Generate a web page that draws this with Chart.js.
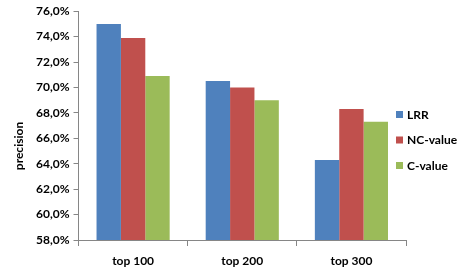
<!DOCTYPE html>
<html>
<head>
<meta charset="utf-8">
<script src="https://cdn.jsdelivr.net/npm/chart.js@4/dist/chart.umd.min.js"></script>
<style>
  html, body { margin: 0; padding: 0; background: #fff; }
  #wrap { width: 463px; height: 273px; }
</style>
</head>
<body>
<div id="wrap"><canvas id="chart"></canvas></div>
<script>
// dữ liệu
const categories = ["top 100", "top 200", "top 300"];
const lrr = [75.0, 70.5, 64.3];
const ncValue = [73.9, 70.0, 68.3];
const cValue = [70.9, 69.0, 67.3];
const seriesNames = ["LRR", "NC-value", "C-value"];
const seriesColors = ["#4F81BD", "#C0504D", "#9BBB59"];
const yTicks = [58, 60, 62, 64, 66, 68, 70, 72, 74, 76];
const yTitle = "precision";

const fontFamily = "Lato, 'Open Sans', sans-serif";
const font = { family: fontFamily, size: 12, weight: "bold" };
const axisGray = "#868686";

// chú thích và tiêu đề trục y vẽ tay, đặt như bản gốc
const sideLegend = {
  id: "sideLegend",
  afterDraw(chart) {
    const c = chart.ctx;
    c.save();
    c.font = "bold 12px " + fontFamily;
    c.textBaseline = "middle";
    chart.data.datasets.forEach((ds, i) => {
      const y = 114 + i * 25.5;
      c.fillStyle = ds.backgroundColor;
      c.fillRect(396, y - 3, 7, 7);
      c.fillStyle = "#000";
      c.fillText(ds.label, 407, y + 1);
    });
    // tiêu đề trục y, hơi lệch xuống dưới
    c.translate(19, 146);
    c.rotate(-Math.PI / 2);
    c.textAlign = "center";
    c.fillText(yTitle, 0, 0);
    c.restore();
  }
};

const ctx = document.getElementById("chart").getContext("2d");
new Chart(ctx, {
  type: "bar",
  data: {
    labels: categories,
    datasets: seriesNames.map((name, i) => ({
      label: name,
      data: [lrr, ncValue, cValue][i],
      backgroundColor: seriesColors[i]
    }))
  },
  options: {
    responsive: true,
    maintainAspectRatio: false,
    animation: false,
    layout: { padding: { left: 32, right: 57, top: 5, bottom: 3 } },
    datasets: {
      bar: { barPercentage: 1, categoryPercentage: 0.67 }
    },
    plugins: {
      legend: { display: false },
      tooltip: { enabled: false }
    },
    scales: {
      x: {
        afterFit: (axis) => { axis.height = 30; },
        grid: { display: true, drawOnChartArea: false, offset: true, tickLength: 6, color: axisGray },
        border: { color: axisGray },
        ticks: { color: "#000", font: font, padding: 8 }
      },
      y: {
        min: yTicks[0],
        max: yTicks[yTicks.length - 1],
        afterBuildTicks: (axis) => { axis.ticks = yTicks.map(v => ({ value: v })); },
        grid: { display: true, drawOnChartArea: false, tickLength: 5, color: axisGray },
        border: { color: axisGray },
        ticks: {
          color: "#000",
          font: font,
          padding: 4,
          callback: (v) => v.toFixed(1).replace(".", ",") + "%"
        }
      }
    }
  },
  plugins: [sideLegend]
});
</script>
</body>
</html>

──────────

## Task goal
Print out the lines exactly, skipping any picture.

## Solution to the exercise
Generate a web page that draws this with Chart.js.
<!DOCTYPE html>
<html>
<head>
<meta charset="utf-8">
<script src="https://cdn.jsdelivr.net/npm/chart.js@4/dist/chart.umd.min.js"></script>
<style>
  html, body { margin: 0; padding: 0; background: #fff; }
  #wrap { width: 463px; height: 273px; }
</style>
</head>
<body>
<div id="wrap"><canvas id="chart"></canvas></div>
<script>
// dữ liệu
const categories = ["top 100", "top 200", "top 300"];
const lrr = [75.0, 70.5, 64.3];
const ncValue = [73.9, 70.0, 68.3];
const cValue = [70.9, 69.0, 67.3];
const seriesNames = ["LRR", "NC-value", "C-value"];
const seriesColors = ["#4F81BD", "#C0504D", "#9BBB59"];
const yTicks = [58, 60, 62, 64, 66, 68, 70, 72, 74, 76];
const yTitle = "precision";

const fontFamily = "Lato, 'Open Sans', sans-serif";
const font = { family: fontFamily, size: 12, weight: "bold" };
const axisGray = "#868686";

// chú thích và tiêu đề trục y vẽ tay, đặt như bản gốc
const sideLegend = {
  id: "sideLegend",
  afterDraw(chart) {
    const c = chart.ctx;
    c.save();
    c.font = "bold 12px " + fontFamily;
    c.textBaseline = "middle";
    chart.data.datasets.forEach((ds, i) => {
      const y = 114 + i * 25.5;
      c.fillStyle = ds.backgroundColor;
      c.fillRect(396, y - 3, 7, 7);
      c.fillStyle = "#000";
      c.fillText(ds.label, 407, y + 1);
    });
    // tiêu đề trục y, hơi lệch xuống dưới
    c.translate(19, 146);
    c.rotate(-Math.PI / 2);
    c.textAlign = "center";
    c.fillText(yTitle, 0, 0);
    c.restore();
  }
};

const ctx = document.getElementById("chart").getContext("2d");
new Chart(ctx, {
  type: "bar",
  data: {
    labels: categories,
    datasets: seriesNames.map((name, i) => ({
      label: name,
      data: [lrr, ncValue, cValue][i],
      backgroundColor: seriesColors[i]
    }))
  },
  options: {
    responsive: true,
    maintainAspectRatio: false,
    animation: false,
    layout: { padding: { left: 32, right: 57, top: 5, bottom: 3 } },
    datasets: {
      bar: { barPercentage: 1, categoryPercentage: 0.67 }
    },
    plugins: {
      legend: { display: false },
      tooltip: { enabled: false }
    },
    scales: {
      x: {
        afterFit: (axis) => { axis.height = 30; },
        grid: { display: true, drawOnChartArea: false, offset: true, tickLength: 6, color: axisGray },
        border: { color: axisGray },
        ticks: { color: "#000", font: font, padding: 8 }
      },
      y: {
        min: yTicks[0],
        max: yTicks[yTicks.length - 1],
        afterBuildTicks: (axis) => { axis.ticks = yTicks.map(v => ({ value: v })); },
        grid: { display: true, drawOnChartArea: false, tickLength: 5, color: axisGray },
        border: { color: axisGray },
        ticks: {
          color: "#000",
          font: font,
          padding: 4,
          callback: (v) => v.toFixed(1).replace(".", ",") + "%"
        }
      }
    }
  },
  plugins: [sideLegend]
});
</script>
</body>
</html>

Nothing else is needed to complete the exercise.